Así pues, ¿dónde nos deja eso? Para Alice Miller, la respuesta se halla en el dolor. Nuestras heridas son reales y no hay nada que podamos hacer en relación a ellas, pura y simplemente. El reloj no puede retroceder. No podemos volver a vivir nuestras vidas de modo que nos proveamos de diferentes  padres, diferentes amigos de infancia, diferentes experiencias en el patio de recreo, diferentes opciones y un diferente temperamento.   Sólo podemos movernos hacia adelante de modo que vivamos más allá de nuestras heridas. Y hacemos eso lamentándonos. Alice Miller expone que la total tarea  psicológica y espiritual de la mitad de la vida y más allá es la de llorar, dolernos de nuestras heridas hasta que los mismos cimientos de nuestras vidas se tambaleen lo suficiente como para que pueda haber transformación.
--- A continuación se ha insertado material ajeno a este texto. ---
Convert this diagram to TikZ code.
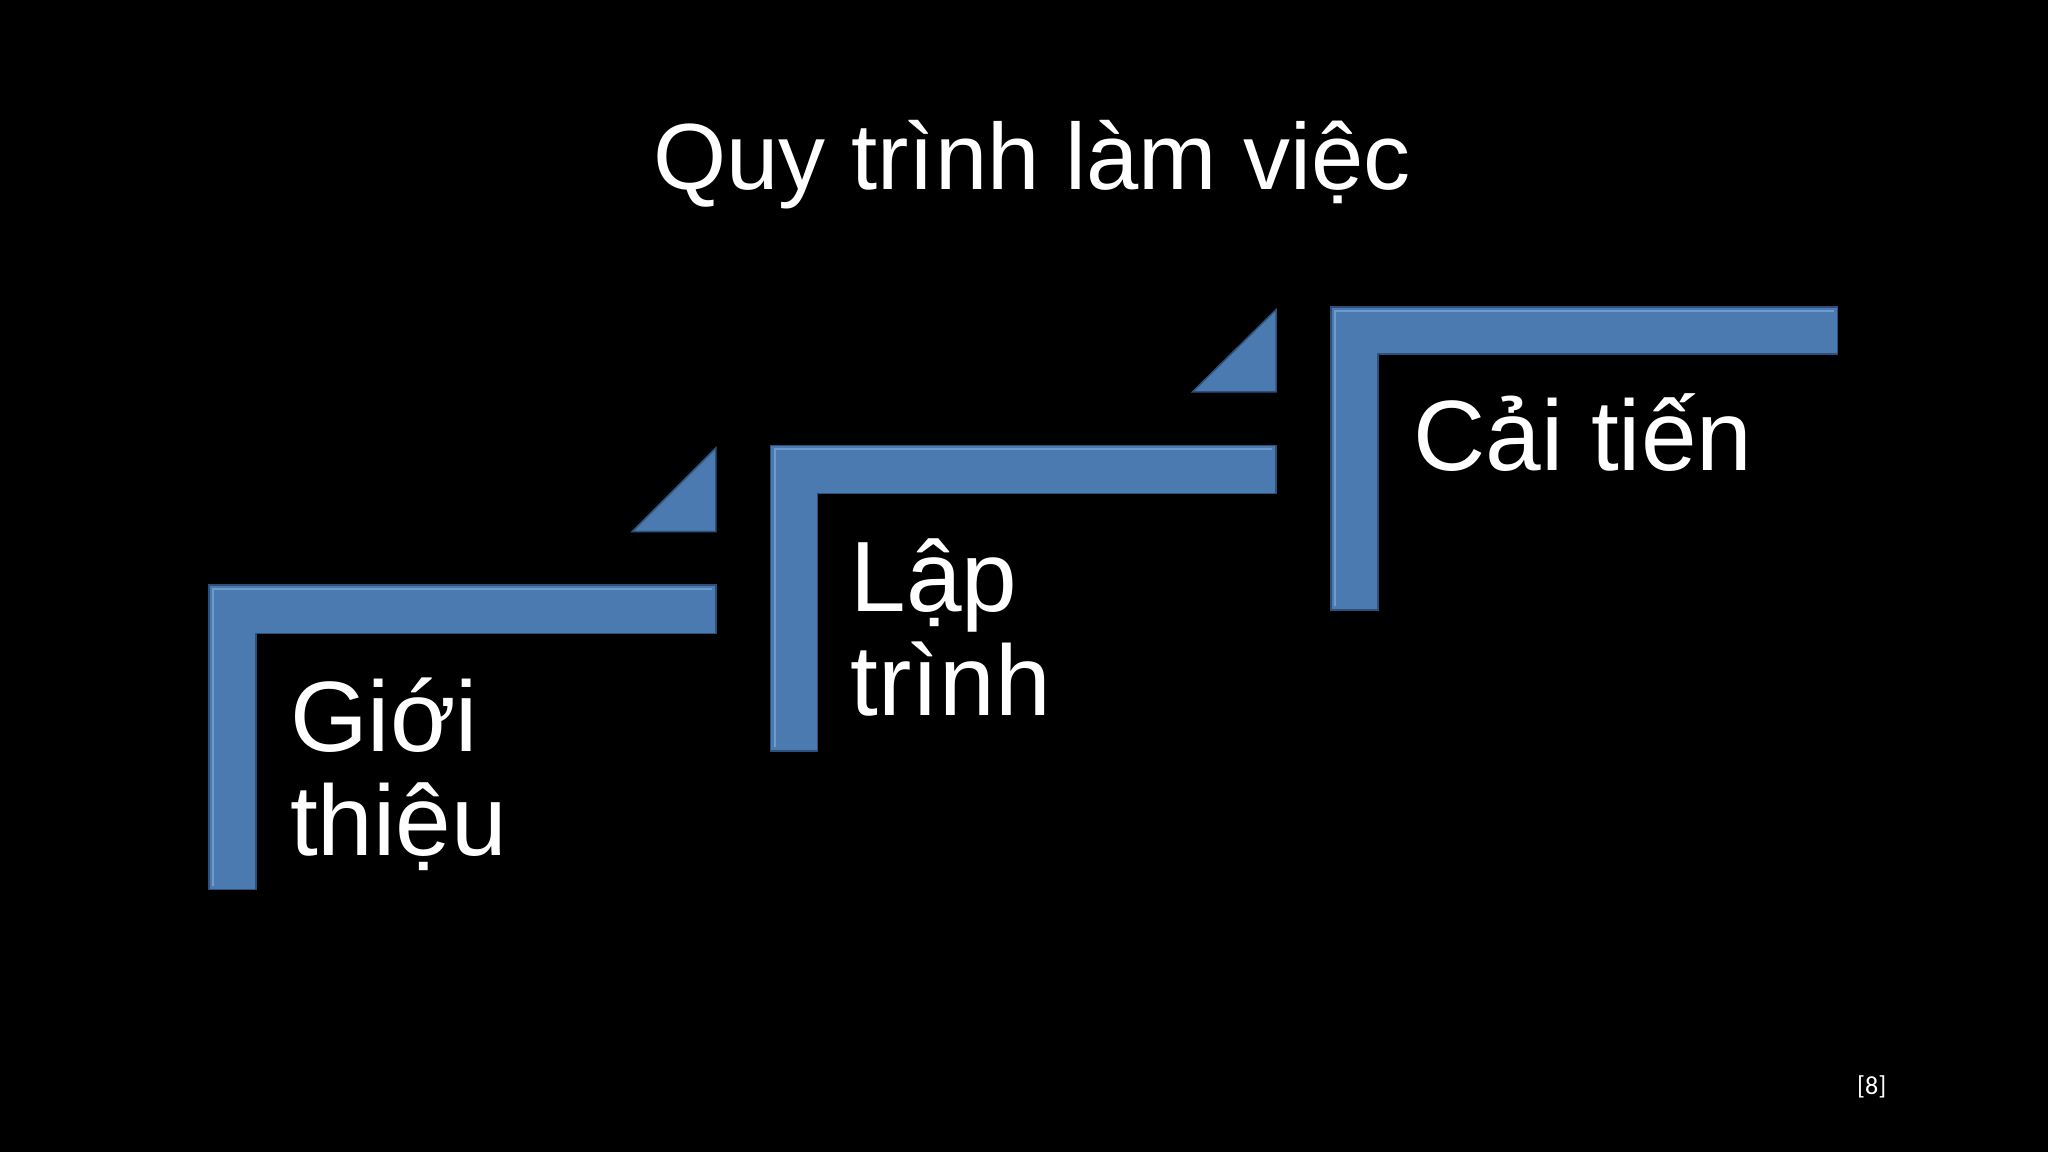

Una profunda cicatriz psicológica es lo mismo que tener alguna parte de tu cuerpo dañada permanentemente en un accidente. Nunca estarás de nuevo completo y nada puede cambiar eso. Pero puedes ser feliz de nuevo; tal vez más feliz de lo que has sido antes. Pero esa falta de integridad debe ser lamentada o se manifestará en ira, amargura y lamentos celosos.

El compositor de música y escritor espiritual jesuita Roc O’Connor hace la misma observación, con el añadido comentario de que el proceso del dolor también exige una gran paciencia en la que necesitamos esperar bastante tiempo para que la curación pueda ocurrir según sus propios ritmos naturales. Necesitamos -dice- abrazar nuestra  humanidad herida, pero no actuar. Lo provechoso -sugiere- es lamentarnos de nuestras limitaciones humanas. Entonces podemos soportar el hambre, la vaciedad, el desánimo y la humillación sin buscar una solución rápida, o una solución de todas maneras. No deberíamos tratar de llenar nuestra vaciedad demasiado rápidamente sin suficiente espera.

Y nunca haremos la paz con nuestras heridas sin suficiente dolor.